• _To be done_
All of the data should be repeated exactly; pictures are not part of the copy.

• _Material_
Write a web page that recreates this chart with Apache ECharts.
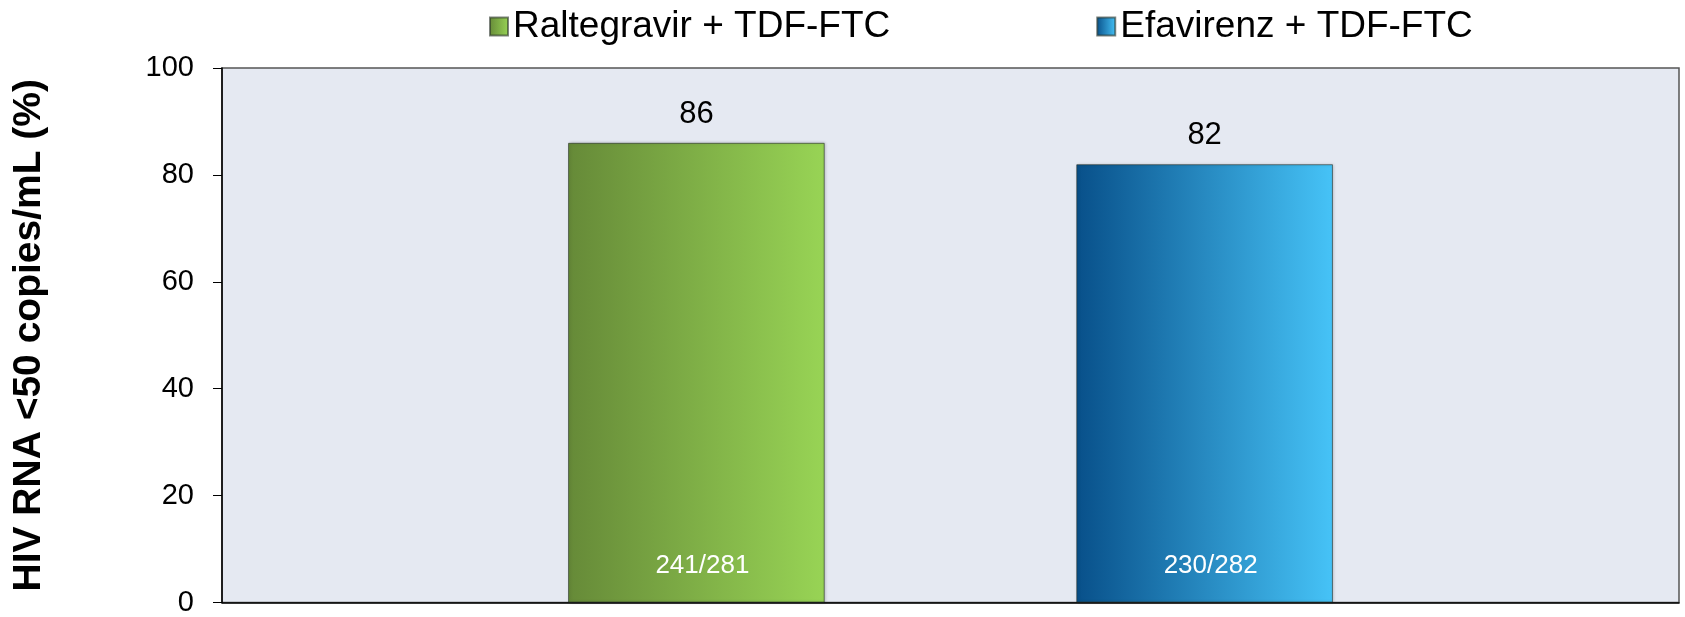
<!DOCTYPE html>
<html>
<head>
<meta charset="utf-8">
<script src="https://cdn.jsdelivr.net/npm/echarts@6/dist/echarts.min.js"></script>
<style>
html,body{margin:0;padding:0;background:#fff;}
#chart{width:1685px;height:617px;}
</style>
</head>
<body>
<div id="chart"></div>
<script>
var armNames = ['Raltegravir + TDF-FTC', 'Efavirenz + TDF-FTC'];
var pctValues = [86, 82];
var fractions = ['241/281', '230/282'];
var yTicks = [0, 20, 40, 60, 80, 100];

var fills = [
	['#668a38', '#98d455'],
	['#08508a', '#46c3f7']
];

function grad(c){
	return new echarts.graphic.LinearGradient(0, 0, 1, 0, [
		{offset:0, color:c[0]},
		{offset:1, color:c[1]}
	]);
}

var series = [];
for(var i=0;i<armNames.length;i++){
	series.push({
		name: armNames[i],
		type: 'bar',
		xAxisIndex: 0,
		data: [pctValues[i]],
		barGap: '98%',
		barCategoryGap: '47.5%',
		itemStyle: {
			color: grad(fills[i]),
			borderColor: 'rgba(40,50,40,0.6)',
			borderWidth: 1,
			shadowColor: 'rgba(0,0,0,0.25)',
			shadowBlur: 3,
			shadowOffsetX: 1
		},
		label: {
			show: true,
			position: 'top',
			distance: 13,
			color: '#000',
			fontSize: 31,
			fontFamily: 'Liberation Sans, Arial, sans-serif'
		}
	});
}
// fraction labels on a hidden twin axis, same layout as the real bars
for(var i=0;i<armNames.length;i++){
	series.push({
		name: 'n' + i,
		type: 'bar',
		xAxisIndex: 1,
		data: [pctValues[i]],
		barGap: '98%',
		barCategoryGap: '47.5%',
		itemStyle: {color: 'rgba(0,0,0,0)'},
		silent: true,
		label: {
			show: true,
			position: 'insideBottom',
			distance: 24,
			offset: [6, 0],
			color: '#fff',
			fontSize: 26,
			fontFamily: 'Liberation Sans, Arial, sans-serif',
			formatter: (function(t){ return function(){ return t; }; })(fractions[i])
		}
	});
}

var option = {
	animation: false,
	backgroundColor: '#fff',
	legend: {
		data: armNames.map(function(n, k){
			return {name: n, itemStyle: {color: grad(fills[k])}};
		}),
		top: 3,
		left: 484,
		itemWidth: 18,
		itemHeight: 18,
		itemGap: 206,
		icon: 'rect',
		textStyle: {
			fontSize: 37,
			color: '#000',
			fontFamily: 'Liberation Sans, Arial, sans-serif',
			padding: [0, 0, 0, 0]
		}
	},
	grid: {
		left: 222,
		right: 6,
		top: 68,
		bottom: 11,
		show: true,
		backgroundColor: '#e5e9f2',
		borderColor: '#555',
		borderWidth: 1.5
	},
	xAxis: [{
		type: 'category',
		data: [''],
		axisLine: {lineStyle: {color: '#000', width: 1.5}},
		axisTick: {show: false},
		axisLabel: {show: false}
	},{
		type: 'category',
		data: [''],
		show: false
	}],
	yAxis: {
		type: 'value',
		min: yTicks[0],
		max: yTicks[yTicks.length-1],
		interval: 20,
		name: 'HIV RNA <50 copies/mL (%)',
		nameLocation: 'middle',
		nameGap: 173,
		nameTextStyle: {
			fontSize: 39,
			fontWeight: 'bold',
			color: '#000',
			fontFamily: 'Liberation Sans, Arial, sans-serif'
		},
		axisLine: {show: true, lineStyle: {color: '#000', width: 1.5}},
		axisTick: {show: true, length: 9, lineStyle: {color: '#000'}},
		splitLine: {show: false},
		axisLabel: {
			fontSize: 29,
			color: '#000',
			margin: 28,
			fontFamily: 'Liberation Sans, Arial, sans-serif'
		}
	},
	series: series
};

var myChart = echarts.init(document.getElementById('chart'));
myChart.setOption(option);
</script>
</body>
</html>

• _Solution_
Write a web page that recreates this chart with Apache ECharts.
<!DOCTYPE html>
<html>
<head>
<meta charset="utf-8">
<script src="https://cdn.jsdelivr.net/npm/echarts@6/dist/echarts.min.js"></script>
<style>
html,body{margin:0;padding:0;background:#fff;}
#chart{width:1685px;height:617px;}
</style>
</head>
<body>
<div id="chart"></div>
<script>
var armNames = ['Raltegravir + TDF-FTC', 'Efavirenz + TDF-FTC'];
var pctValues = [86, 82];
var fractions = ['241/281', '230/282'];
var yTicks = [0, 20, 40, 60, 80, 100];

var fills = [
	['#668a38', '#98d455'],
	['#08508a', '#46c3f7']
];

function grad(c){
	return new echarts.graphic.LinearGradient(0, 0, 1, 0, [
		{offset:0, color:c[0]},
		{offset:1, color:c[1]}
	]);
}

var series = [];
for(var i=0;i<armNames.length;i++){
	series.push({
		name: armNames[i],
		type: 'bar',
		xAxisIndex: 0,
		data: [pctValues[i]],
		barGap: '98%',
		barCategoryGap: '47.5%',
		itemStyle: {
			color: grad(fills[i]),
			borderColor: 'rgba(40,50,40,0.6)',
			borderWidth: 1,
			shadowColor: 'rgba(0,0,0,0.25)',
			shadowBlur: 3,
			shadowOffsetX: 1
		},
		label: {
			show: true,
			position: 'top',
			distance: 13,
			color: '#000',
			fontSize: 31,
			fontFamily: 'Liberation Sans, Arial, sans-serif'
		}
	});
}
// fraction labels on a hidden twin axis, same layout as the real bars
for(var i=0;i<armNames.length;i++){
	series.push({
		name: 'n' + i,
		type: 'bar',
		xAxisIndex: 1,
		data: [pctValues[i]],
		barGap: '98%',
		barCategoryGap: '47.5%',
		itemStyle: {color: 'rgba(0,0,0,0)'},
		silent: true,
		label: {
			show: true,
			position: 'insideBottom',
			distance: 24,
			offset: [6, 0],
			color: '#fff',
			fontSize: 26,
			fontFamily: 'Liberation Sans, Arial, sans-serif',
			formatter: (function(t){ return function(){ return t; }; })(fractions[i])
		}
	});
}

var option = {
	animation: false,
	backgroundColor: '#fff',
	legend: {
		data: armNames.map(function(n, k){
			return {name: n, itemStyle: {color: grad(fills[k])}};
		}),
		top: 3,
		left: 484,
		itemWidth: 18,
		itemHeight: 18,
		itemGap: 206,
		icon: 'rect',
		textStyle: {
			fontSize: 37,
			color: '#000',
			fontFamily: 'Liberation Sans, Arial, sans-serif',
			padding: [0, 0, 0, 0]
		}
	},
	grid: {
		left: 222,
		right: 6,
		top: 68,
		bottom: 11,
		show: true,
		backgroundColor: '#e5e9f2',
		borderColor: '#555',
		borderWidth: 1.5
	},
	xAxis: [{
		type: 'category',
		data: [''],
		axisLine: {lineStyle: {color: '#000', width: 1.5}},
		axisTick: {show: false},
		axisLabel: {show: false}
	},{
		type: 'category',
		data: [''],
		show: false
	}],
	yAxis: {
		type: 'value',
		min: yTicks[0],
		max: yTicks[yTicks.length-1],
		interval: 20,
		name: 'HIV RNA <50 copies/mL (%)',
		nameLocation: 'middle',
		nameGap: 173,
		nameTextStyle: {
			fontSize: 39,
			fontWeight: 'bold',
			color: '#000',
			fontFamily: 'Liberation Sans, Arial, sans-serif'
		},
		axisLine: {show: true, lineStyle: {color: '#000', width: 1.5}},
		axisTick: {show: true, length: 9, lineStyle: {color: '#000'}},
		splitLine: {show: false},
		axisLabel: {
			fontSize: 29,
			color: '#000',
			margin: 28,
			fontFamily: 'Liberation Sans, Arial, sans-serif'
		}
	},
	series: series
};

var myChart = echarts.init(document.getElementById('chart'));
myChart.setOption(option);
</script>
</body>
</html>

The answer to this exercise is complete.